◆ **REQUIRED TASK**
Set down each line of the data below exactly as it stands, dropping the pictures.

-*-*-

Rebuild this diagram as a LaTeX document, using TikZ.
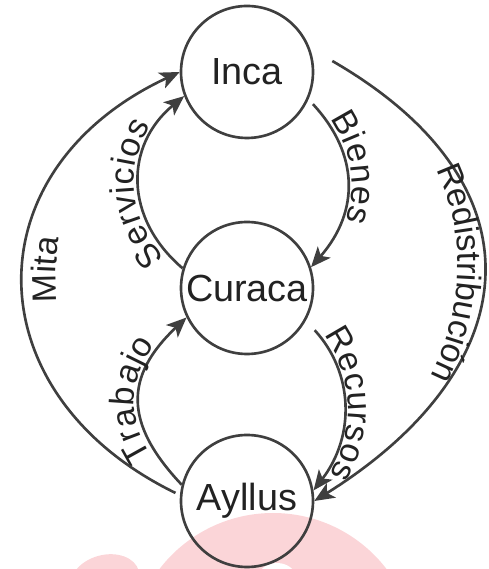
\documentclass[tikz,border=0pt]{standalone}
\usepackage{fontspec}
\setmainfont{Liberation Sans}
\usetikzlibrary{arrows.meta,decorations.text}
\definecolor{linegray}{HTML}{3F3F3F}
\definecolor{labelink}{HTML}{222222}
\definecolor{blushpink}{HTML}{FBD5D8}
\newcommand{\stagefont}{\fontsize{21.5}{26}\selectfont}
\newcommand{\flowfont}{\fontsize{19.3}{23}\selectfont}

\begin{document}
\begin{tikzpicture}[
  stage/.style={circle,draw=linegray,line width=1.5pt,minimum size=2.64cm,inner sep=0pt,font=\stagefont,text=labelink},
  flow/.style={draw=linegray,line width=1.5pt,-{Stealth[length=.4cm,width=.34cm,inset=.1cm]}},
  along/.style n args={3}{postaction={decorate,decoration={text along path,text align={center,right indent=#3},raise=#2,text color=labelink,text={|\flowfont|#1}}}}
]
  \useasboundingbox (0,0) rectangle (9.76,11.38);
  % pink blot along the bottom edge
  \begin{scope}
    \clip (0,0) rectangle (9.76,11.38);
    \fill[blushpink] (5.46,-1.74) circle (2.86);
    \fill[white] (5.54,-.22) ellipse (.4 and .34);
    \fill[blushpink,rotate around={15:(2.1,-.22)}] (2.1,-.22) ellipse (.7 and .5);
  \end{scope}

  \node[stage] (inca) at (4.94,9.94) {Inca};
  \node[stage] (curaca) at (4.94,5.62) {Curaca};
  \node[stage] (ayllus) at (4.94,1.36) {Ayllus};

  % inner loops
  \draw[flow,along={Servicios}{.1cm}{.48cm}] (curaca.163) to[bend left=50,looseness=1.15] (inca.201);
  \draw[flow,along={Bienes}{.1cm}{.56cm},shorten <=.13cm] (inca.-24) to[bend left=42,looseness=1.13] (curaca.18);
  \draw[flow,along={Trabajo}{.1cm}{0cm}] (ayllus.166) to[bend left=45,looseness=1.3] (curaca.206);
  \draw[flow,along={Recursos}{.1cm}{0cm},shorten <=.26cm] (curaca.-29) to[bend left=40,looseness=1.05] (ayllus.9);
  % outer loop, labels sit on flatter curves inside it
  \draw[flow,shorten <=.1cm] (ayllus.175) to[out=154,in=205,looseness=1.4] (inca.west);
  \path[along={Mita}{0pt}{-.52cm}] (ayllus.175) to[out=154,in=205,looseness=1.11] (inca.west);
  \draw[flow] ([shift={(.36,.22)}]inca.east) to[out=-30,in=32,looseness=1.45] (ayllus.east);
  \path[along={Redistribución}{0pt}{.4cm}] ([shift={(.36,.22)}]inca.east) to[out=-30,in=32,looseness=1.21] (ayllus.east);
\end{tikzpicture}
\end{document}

-*-*-

◆ **RESPONSE TO THE EXERCISE**
Rebuild this diagram as a LaTeX document, using TikZ.
\documentclass[tikz,border=0pt]{standalone}
\usepackage{fontspec}
\setmainfont{Liberation Sans}
\usetikzlibrary{arrows.meta,decorations.text}
\definecolor{linegray}{HTML}{3F3F3F}
\definecolor{labelink}{HTML}{222222}
\definecolor{blushpink}{HTML}{FBD5D8}
\newcommand{\stagefont}{\fontsize{21.5}{26}\selectfont}
\newcommand{\flowfont}{\fontsize{19.3}{23}\selectfont}

\begin{document}
\begin{tikzpicture}[
  stage/.style={circle,draw=linegray,line width=1.5pt,minimum size=2.64cm,inner sep=0pt,font=\stagefont,text=labelink},
  flow/.style={draw=linegray,line width=1.5pt,-{Stealth[length=.4cm,width=.34cm,inset=.1cm]}},
  along/.style n args={3}{postaction={decorate,decoration={text along path,text align={center,right indent=#3},raise=#2,text color=labelink,text={|\flowfont|#1}}}}
]
  \useasboundingbox (0,0) rectangle (9.76,11.38);
  % pink blot along the bottom edge
  \begin{scope}
    \clip (0,0) rectangle (9.76,11.38);
    \fill[blushpink] (5.46,-1.74) circle (2.86);
    \fill[white] (5.54,-.22) ellipse (.4 and .34);
    \fill[blushpink,rotate around={15:(2.1,-.22)}] (2.1,-.22) ellipse (.7 and .5);
  \end{scope}

  \node[stage] (inca) at (4.94,9.94) {Inca};
  \node[stage] (curaca) at (4.94,5.62) {Curaca};
  \node[stage] (ayllus) at (4.94,1.36) {Ayllus};

  % inner loops
  \draw[flow,along={Servicios}{.1cm}{.48cm}] (curaca.163) to[bend left=50,looseness=1.15] (inca.201);
  \draw[flow,along={Bienes}{.1cm}{.56cm},shorten <=.13cm] (inca.-24) to[bend left=42,looseness=1.13] (curaca.18);
  \draw[flow,along={Trabajo}{.1cm}{0cm}] (ayllus.166) to[bend left=45,looseness=1.3] (curaca.206);
  \draw[flow,along={Recursos}{.1cm}{0cm},shorten <=.26cm] (curaca.-29) to[bend left=40,looseness=1.05] (ayllus.9);
  % outer loop, labels sit on flatter curves inside it
  \draw[flow,shorten <=.1cm] (ayllus.175) to[out=154,in=205,looseness=1.4] (inca.west);
  \path[along={Mita}{0pt}{-.52cm}] (ayllus.175) to[out=154,in=205,looseness=1.11] (inca.west);
  \draw[flow] ([shift={(.36,.22)}]inca.east) to[out=-30,in=32,looseness=1.45] (ayllus.east);
  \path[along={Redistribución}{0pt}{.4cm}] ([shift={(.36,.22)}]inca.east) to[out=-30,in=32,looseness=1.21] (ayllus.east);
\end{tikzpicture}
\end{document}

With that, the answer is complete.